Esther Duflo : "La taxation des super-profits et des jets privés, c'est la partie émergée de l'iceberg. Il faut se poser la question de la distribution des bénéfices, des ressources qui existent. C'est une bonne idée, mais il ne faut pas s'arrêter là" #le7930Inter pic.twitter.com/6y8sDyrLcy
— France Inter (@franceinter) September 2, 2022
Elle rappelle que la situation sanitaire couplée aux effets du dérèglement climatique et de la guerre en Ukraine "précipitent", "accélèrent" la pauvreté. "On est à la confluence d'une série de facteurs qui produisent une augmentation de 13% des prix alimentaires sur l'année, à l'échelle mondiale", explique-t-elle. Les conséquences sur la vie des gens sont "immédiates", ajoute l'économiste.
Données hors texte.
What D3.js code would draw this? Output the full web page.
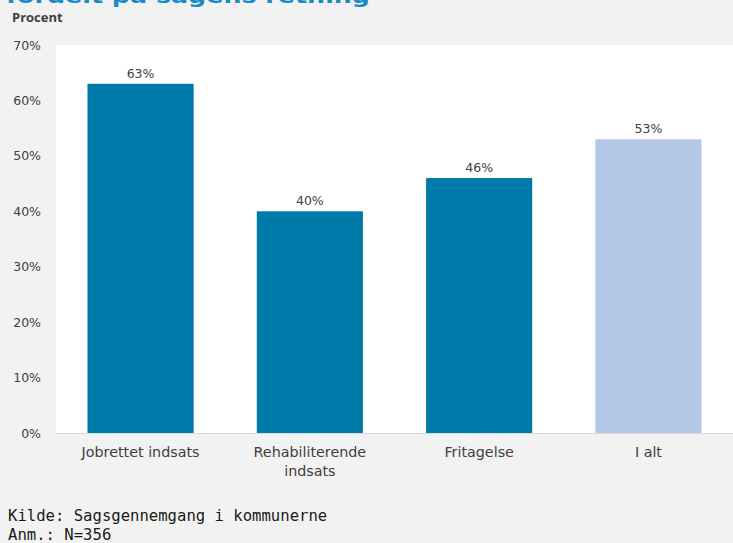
<!DOCTYPE html>
<html>
<head>
<meta charset="utf-8">
<script src="https://cdn.jsdelivr.net/npm/d3@7"></script>
<style>
  html, body { margin: 0; padding: 0; background: #f2f2f2; }
  svg { display: block; }
  text { font-family: "DejaVu Sans", Verdana, sans-serif; }
</style>
</head>
<body>
<svg id="chart" width="733" height="543"></svg>
<script>
// Andel sager fordelt på sagens retning
const categories = [["Jobrettet indsats"], ["Rehabiliterende", "indsats"], ["Fritagelse"], ["I alt"]];
const values = [63, 40, 46, 53];
const barColors = ["#007aa9", "#007aa9", "#007aa9", "#b4c7e7"];
const yTicks = [0, 10, 20, 30, 40, 50, 60, 70];

const W = 733, H = 543;
const margin = { left: 56, right: 0, top: 45, bottom: 110 };
const plotBottom = 433;

const svg = d3.select("#chart");

svg.append("rect").attr("width", W).attr("height", H).attr("fill", "#f2f2f2");

// Plot area
svg.append("rect")
  .attr("x", margin.left).attr("y", margin.top)
  .attr("width", W - margin.left - margin.right)
  .attr("height", plotBottom - margin.top)
  .attr("fill", "#ffffff");

const x = d3.scaleBand()
  .domain(d3.range(categories.length))
  .range([margin.left, W - margin.right])
  .paddingInner(0.373)
  .paddingOuter(0.186);

const y = d3.scaleLinear().domain([0, 70]).range([plotBottom, margin.top]);

// Title (continuation line)
svg.append("text")
  .attr("x", 6).attr("y", 3)
  .attr("fill", "#1a8cc4")
  .attr("font-weight", "bold")
  .attr("font-size", 20)
  .attr("textLength", 364)
  .attr("lengthAdjust", "spacingAndGlyphs")
  .text("fordelt på sagens retning");

svg.append("text")
  .attr("x", 12).attr("y", 22)
  .attr("fill", "#404040")
  .attr("font-weight", "bold")
  .attr("font-size", 13)
  .style("font-family", "'Open Sans', sans-serif")
  .text("Procent");

// Y axis labels
const yAxis = d3.axisLeft(y)
  .tickValues(yTicks)
  .tickFormat(d => d + "%")
  .tickSize(0)
  .tickPadding(15);

const gy = svg.append("g")
  .attr("transform", `translate(${margin.left},0)`)
  .call(yAxis);
gy.select(".domain").remove();
gy.selectAll("text")
  .attr("fill", "#404040")
  .attr("font-size", 12.5)
  .style("font-family", "'DejaVu Sans', sans-serif");

// Bars
svg.append("g").selectAll("rect")
  .data(values)
  .join("rect")
  .attr("x", (d, i) => x(i))
  .attr("y", d => y(d))
  .attr("width", x.bandwidth())
  .attr("height", d => y(0) - y(d))
  .attr("fill", (d, i) => barColors[i]);

// Baseline
svg.append("line")
  .attr("x1", margin.left).attr("x2", W)
  .attr("y1", plotBottom + 0.5).attr("y2", plotBottom + 0.5)
  .attr("stroke", "#d9d9d9").attr("stroke-width", 1);

// Value labels
svg.append("g").selectAll("text")
  .data(values)
  .join("text")
  .attr("x", (d, i) => x(i) + x.bandwidth() / 2)
  .attr("y", d => y(d) - 6)
  .attr("text-anchor", "middle")
  .attr("fill", "#404040")
  .attr("font-size", 12.5)
  .text(d => d + "%");

// Category labels
const catG = svg.append("g").selectAll("text")
  .data(categories)
  .join("text")
  .attr("x", (d, i) => x(i) + x.bandwidth() / 2)
  .attr("y", 457)
  .attr("text-anchor", "middle")
  .attr("fill", "#404040")
  .attr("font-size", 14.3);
catG.selectAll("tspan")
  .data(d => d)
  .join("tspan")
  .attr("x", function () { return d3.select(this.parentNode).attr("x"); })
  .attr("dy", (d, i) => i === 0 ? 0 : 19)
  .text(d => d);

// Notes
const noteFont = "'DejaVu Sans Mono', 'Liberation Mono', monospace";
svg.append("text")
  .attr("x", 8).attr("y", 521)
  .attr("fill", "#1a1a1a")
  .attr("font-size", 15.6)
  .style("font-family", noteFont)
  .text("Kilde: Sagsgennemgang i kommunerne");
svg.append("text")
  .attr("x", 8).attr("y", 540)
  .attr("fill", "#1a1a1a")
  .attr("font-size", 15.6)
  .style("font-family", noteFont)
  .text("Anm.: N=356");
</script>
</body>
</html>
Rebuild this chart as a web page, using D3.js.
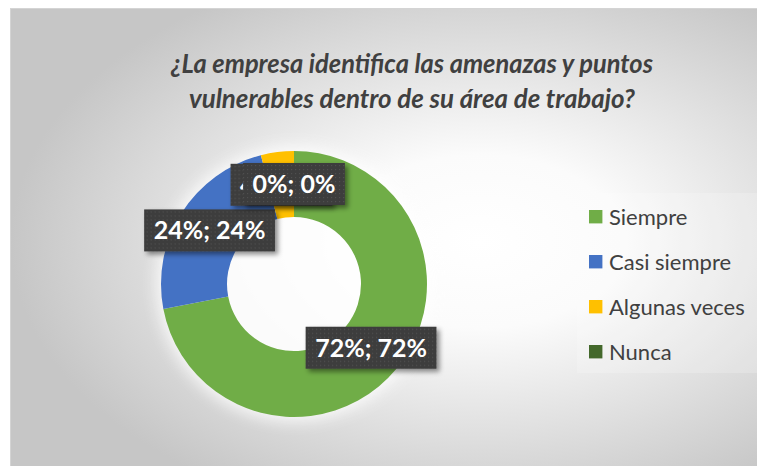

"On est passé de 130 millions à 345 millions de gens en fragilité nutritionnelle extrême, l'étape juste avant la famine."
Esther Duflo, prix Nobel d'Économieà franceinfo
Esther Duflo pointe du doigt la "responsabilité immense" des pays riches dans le changement climatique et "à l'intérieur des pays riches", le comportement de "ceux qui sont les plus riches". "Plus on est riche, plus on consomme, plus on consomme, plus ça produit d'émissions. Les émissions produites en Chine sont produites pour permettre notre propre consommation", détaille-t-elle. Selon l'économiste, "le progrès sur le changement climatique ne peut passer que par des actions politiques fortes et par une meilleure répartition des revenus".
Les gestes individuels, "complètement insuffisants"
La Nobel d'économie plaide pour "une sobriété drastique", considérant que "les comportements individuels", le fait de "trier ses poubelles et d'éteindre les lumières", sont à la fois "indispensables et complétement insuffisants". Elle espère que la situation climatique "dramatique" de la France, cet été, aura au moins eu "l'effet positif" de nous "faire prendre conscience que le changement climatique, ce n'est pas seulement dans le futur, ce n'est pas seulement les autres. S'il faisait 35-40 degrés en France, il a fait 50 degrés en Inde, en mai", insiste Esther Duflo.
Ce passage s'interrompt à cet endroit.